Earlier this year, the Dominican Republic found itself in the news following the untimely deaths of nearly a dozen U.S. tourists staying at various luxury resorts across the island. While the U.S. Embassy in Santo Domingo hasn’t as of yet confirmed that these tragic deaths—which occurred over the span of 6 months—are related, the situation has nonetheless left American tourists feeling rather uneasy about traveling to the normally inviting tropical destination.
This uneasiness is understandable: in an ideal world, no one should have to worry about their health and safety when they go on vacation. Whether or not the events in the Dominican Republic end up being an ongoing cause for concern, in many ways the damage has already been done. According to a report, flight bookings to the DR for July and August dropped 74% compared to the same period in 2018, with flights to other Caribbean destinations like Jamaica, the Bahamas, and Aruba up 26%, 44%, and 31%, respectively.
Now, a few months ago we wrote a blog post about the issues Boeing had been having with its 737 Max jets, how this was affecting travel plans worldwide, and how working with third-party incentive planners could provide much-needed attention and adaptability in dealing with such an unexpected crisis. But rebooking participants on alternative flights is one thing. Revising entire trip itineraries for multiple groups when the trips have already been arranged, contracts have already been signed, and deposits have already been put down is something else.
We’re talking hundreds of air tickets, enormous room block reservations across multiple properties, transportation arrangements organized through destination management companies (DMCs), destination specific events, and a number of other ancillary (but not insignificant) details, not to mention the need to revise entire promotional campaigns on the fly.
With the Dominican Republic situation, all of this came to a head. At HMI, we had multiple trips scheduled to go to the DR in Spring 2020. As more and more of these mysterious deaths and illnesses came to light following investigations by national news outlets, the problem became not just one of health and safety, but of public perception.
Suddenly, our clients were receiving emails and phone calls from concerned incentive program participants who were naturally asking questions about their upcoming trips. Eventually, these questions started becoming objections and grew in number each week.
Finally, the situation escalated to the point where our clients began having conversations with us about the possibility of moving their programs to alternative destinations.
As I mentioned, with so many moving parts involved, there was no simple fix. For starters, in most cases significant (i.e. six-figure) deposits had already been placed with resorts in the DR. This was by far the biggest hurdle to overcome, with groups ranging from 100-500 participants and room blocks already secured. What’s more, the resorts’ official stance continues to be that there is nothing inherently wrong, that the incidents are unconnected, and that the resorts are safe places for people to visit. In other words, a full refund would be off the table.

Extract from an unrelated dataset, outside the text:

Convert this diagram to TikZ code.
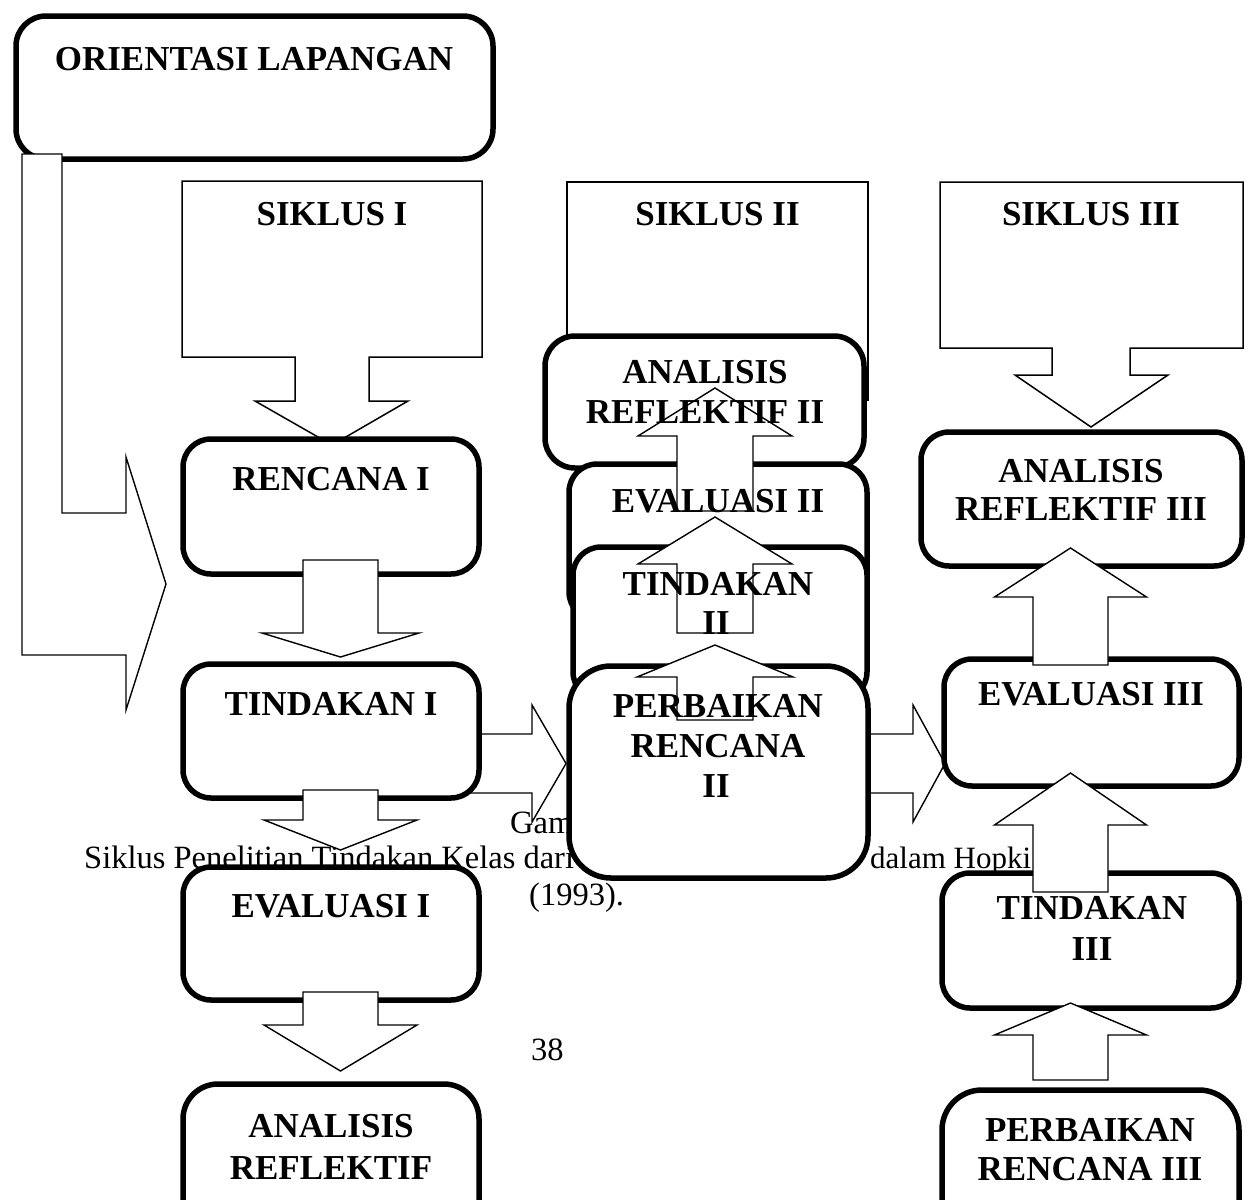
\documentclass[tikz,border=0pt]{standalone}
\usepackage{fontspec}
\setmainfont{Liberation Serif}
\tikzset{
  tbox/.style={draw, fill=white, line width=5.5pt, rounded corners=28pt, inner sep=0pt},
  arr/.style={draw, fill=white, line width=1.4pt, line join=miter},
  siklus/.style={draw, fill=white, line width=1.5pt, line join=miter},
  boxtext/.style={font=\fontsize{35}{40}\selectfont\bfseries, anchor=base, inner sep=0pt},
  captext/.style={font=\fontsize{32.5}{36}\selectfont, anchor=base west, inner sep=0pt},
}
% vertical block arrow: xc, tip y, head y, half head, half stem, end y
\newcommand{\blockV}[6]{\draw[arr] ({#1-#5},#6) -- ({#1-#5},#3) -- ({#1-#4},#3) -- (#1,#2) -- ({#1+#4},#3) -- ({#1+#5},#3) -- ({#1+#5},#6) -- cycle;}
% horizontal block arrow: yc, tip x, head x, half head, half stem, start x
\newcommand{\blockH}[6]{\draw[arr] (#6,{#1-#5}) -- (#3,{#1-#5}) -- (#3,{#1-#4}) -- (#2,#1) -- (#3,{#1+#4}) -- (#3,{#1+#5}) -- (#6,{#1+#5}) -- cycle;}
\begin{document}
\begin{tikzpicture}[x=1pt,y=-1pt]
\useasboundingbox (0,0) rectangle (1251,1200);
\clip (0,0) rectangle (1251,1200);
\fill[white] (0,0) rectangle (1251,1200);

% caption (lies underneath the diagram)
\node[captext] (capA) at (510,833) {Gam};
\node[captext] (capB) at (84,868) {Siklus Penelitian Tindakan Kelas dari};
\node[captext, font=\fontsize{31}{36}\selectfont] (capC) at (870,868) {dalam Hopki};
\node[captext] (capD) at (529,905) {(1993).};
\node[captext] (capE) at (531,1060) {38};

% SIKLUS callouts
\draw[siklus] (182,181) -- (482,181) -- (482,357) -- (369,357) -- (369,401) -- (408,401) -- (332,445) -- (255,401) -- (295,401) -- (295,357) -- (182,357) -- cycle;
\draw[siklus] (567,182) rectangle (868,400);
\draw[siklus] (940,182) -- (1243,182) -- (1243,348) -- (1130,348) -- (1130,375) -- (1168,375) -- (1091,427) -- (1015,375) -- (1052,375) -- (1052,348) -- (940,348) -- cycle;

% ORIENTASI
\node[tbox, rounded corners=30pt, minimum width=477pt, minimum height=143pt] (ori) at (254.5,87.5) {};
\draw[arr] (22,154) -- (62,154) -- (62,513) -- (126,513) -- (126,457) -- (166,584) -- (126,710) -- (126,655) -- (22,655) -- cycle;

% horizontal arrows
\blockH{763.5}{566}{532}{58.5}{29.5}{470}
\blockH{763.5}{945}{913}{58.5}{29.5}{860}

% left column
\node[tbox, minimum width=296pt, minimum height=135pt] (ren1) at (331,506.5) {};
\blockV{340.5}{657}{633}{78.5}{37.5}{560}
\node[tbox, minimum width=296pt, minimum height=134pt] (tin1) at (331,731) {};
\blockV{340.5}{850}{820}{76.5}{37.5}{790}
\node[tbox, minimum width=296pt, minimum height=133pt] (eva1) at (331,933.5) {};
\blockV{340.5}{1071}{1025}{76.5}{37.5}{992}
\node[tbox, rounded corners=35pt, minimum width=296pt, minimum height=176pt] (ana1) at (331,1172) {};

% middle column
\node[tbox, rounded corners=30pt, minimum width=319pt, minimum height=132pt] (ana2) at (704.5,402) {};
\node[tbox, minimum width=298pt, minimum height=156pt] (eva2) at (718,542) {};
\node[tbox, minimum width=294pt, minimum height=153pt] (tin2) at (720,623.5) {};
\node[tbox, rounded corners=42pt, minimum width=299pt, minimum height=212pt] (per2) at (718.5,772) {};
\blockV{715}{388}{436}{77}{38}{511}
\blockV{715}{517}{564}{77}{38}{633}
\blockV{715}{645}{677}{78}{38}{720}

% right column
\node[tbox, minimum width=321pt, minimum height=134pt] (ana3) at (1081.5,499) {};
\node[tbox, minimum width=295pt, minimum height=127pt] (eva3) at (1091.5,722.5) {};
\node[tbox, minimum width=297pt, minimum height=135pt] (tin3) at (1090.5,940.5) {};
\node[tbox, rounded corners=40pt, minimum width=297pt, minimum height=170pt] (per3) at (1090.5,1175) {};
\blockV{1070.5}{548}{597}{76}{37.5}{665}
\blockV{1070.5}{773}{825}{76}{37.5}{892}
\blockV{1070.5}{1003}{1035}{76}{37.5}{1080}

% texts
\node[boxtext] (tOri) at (254,70) {ORIENTASI LAPANGAN};
\node[boxtext] (tS1) at (332,225) {SIKLUS I};
\node[boxtext] (tS2) at (717.5,225) {SIKLUS II};
\node[boxtext] (tS3) at (1091,225) {SIKLUS III};
\node[boxtext] (tRen1) at (331,490) {RENCANA I};
\node[boxtext] (tTin1) at (331,715) {TINDAKAN I};
\node[boxtext] (tEva1) at (331,917) {EVALUASI I};
\node[boxtext] (tAna1a) at (331,1137) {ANALISIS};
\node[boxtext] (tAna1b) at (331,1179) {REFLEKTIF};
\node[boxtext] (tAna2a) at (705,383) {ANALISIS};
\node[boxtext] (tAna2b) at (705,423) {REFLEKTIF II};
\node[boxtext] (tEva2) at (718,512) {EVALUASI II};
\node[boxtext] (tTin2a) at (718,595) {TINDAKAN};
\node[boxtext] (tTin2b) at (716,634) {II};
\node[boxtext] (tPer2a) at (718,717) {PERBAIKAN};
\node[boxtext] (tPer2b) at (718,757) {RENCANA};
\node[boxtext] (tPer2c) at (716,797) {II};
\node[boxtext] (tAna3a) at (1081,482) {ANALISIS};
\node[boxtext] (tAna3b) at (1081,520) {REFLEKTIF III};
\node[boxtext] (tEva3) at (1091,705) {EVALUASI III};
\node[boxtext] (tTin3a) at (1092,919) {TINDAKAN};
\node[boxtext] (tTin3b) at (1092,960) {III};
\node[boxtext] (tPer3a) at (1090,1141) {PERBAIKAN};
\node[boxtext] (tPer3b) at (1090,1180) {RENCANA III};
\end{tikzpicture}
\end{document}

Fortunately, at HMI we have valuable, longstanding relationships with many resort chains, airlines, and local DMCs, as well as an outstanding team of dedicated group incentive travel coordinators who immediately got to work trying to find creative solutions to this admittedly large-scale challenge.
Through their hard work, they were able to utilize HMI’s corporate relationships to salvage our clients’ incentive trips and help them mitigate any potential losses. In particular (and most importantly), they were able to work with the hotel chains to reroute our large groups to the chains’ alternative sister properties in the Caribbean, Mexico, and the U.S. at no additional cost. Furthermore, as a result of HMI’s relationships with the airlines we were able to retrieve our clients’ deposits for their flight blocks and rebook to the new destinations.
Ultimately, being able to rely on these established relationships, as well as the strong partnerships we’ve cultivated with our clients over the years, is what enables us to quickly and consistently adapt to global events and the complex business challenges they often present. This is something that becomes exponentially more difficult without the expertise and experience that comes with being a third-party incentive company specializing in incentive travel.
And while our clients have a responsibility to consider the feedback provided by their customers, salespeople, and other stakeholders, it’s our job, in turn, to work with them to achieve the best possible outcomes for their programs. This can only happen through strong, timely communication and the ability to adapt and remain flexible in the face of unpredictable events.